Any such additional explanation:
could have included the point argued before me correctly that both before and after the change the statutory presumption could only be satisfied by an application of the hot-box test, and
probably would have included a statement of the Department’s position on comparative (in-situ) and hot-box testing (referred to in the letter of 17th February). But if it had it would have to have added that others held a different view and there was a bona fide dispute, which would be addressed in the process of obtaining a CE marking.
The possibility of giving that additional clarity to the agreement demonstrates to my mind that it was lawful and rational, and did not open up the Department to civil claims.
The reaction of the members of CMM to any such additional explanations being included is a matter of speculation. If they had not accepted such an approach it seems to me that they would have challenged the proposed changes in the Approved Documents and BR 443 (2006).
What the Department in fact did, as I have explained, was to incompetently issue a Circular Letter that contained mistakes and then to fail to address the problems that arose in a prompt, open, clear and straightforward manner.
For equivalent reasons there were no procedures that had to be followed for the Department to make and perform its promise in performance of its management role. Further any procedural defect could have been remedied in performing the promise.

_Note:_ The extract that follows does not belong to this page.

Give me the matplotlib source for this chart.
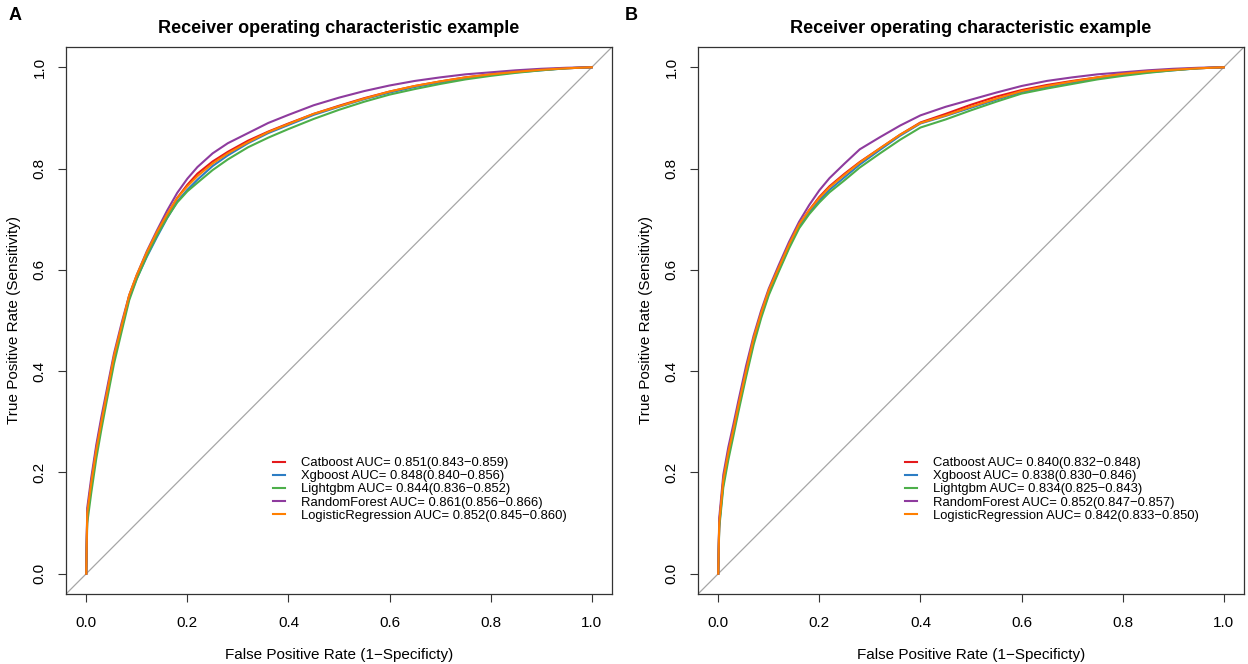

Further, and if the procedural argument is linked to a further revision or suspension of BR443 (2006), it would be self defeating from the point of view of the Department because the statutory procedure was not followed in respect of the revision. Further that procedural argument could support the arguments mentioned earlier that in any event a fair and appropriate procedure was not followed in making that revision. So the arguments lead to the revision as a whole being quashed, rather than to a conclusion that no revision, suspension or derogation from it could have lawfully been made, or promised, without following the s. 6 procedure or adopting a procedure that gave both sides of the argument a chance to comment.
For those reasons the ultra vires / illegality arguments fail.
Timing of this claim
In my view correctly no argument was pursued before me that any part of the claim should not be dealt with because it was out of time or not brought quickly enough. I therefore confirm that in my view any such point would have been a bad one but, for the avoidance of doubt, I indicate that if any part of the claim was out of time I grant the appropriate extension.
Relief, remedies and costs
I shall deal with this when judgment is delivered and thus after the parties have had an opportunity to consider my judgment in draft. At this stage I simply mention that in this context the recognitions by Mr Nawaz that are mentioned in Schedule C that the time for obtaining a CE marking might be, or have to be, extended may have some relevance.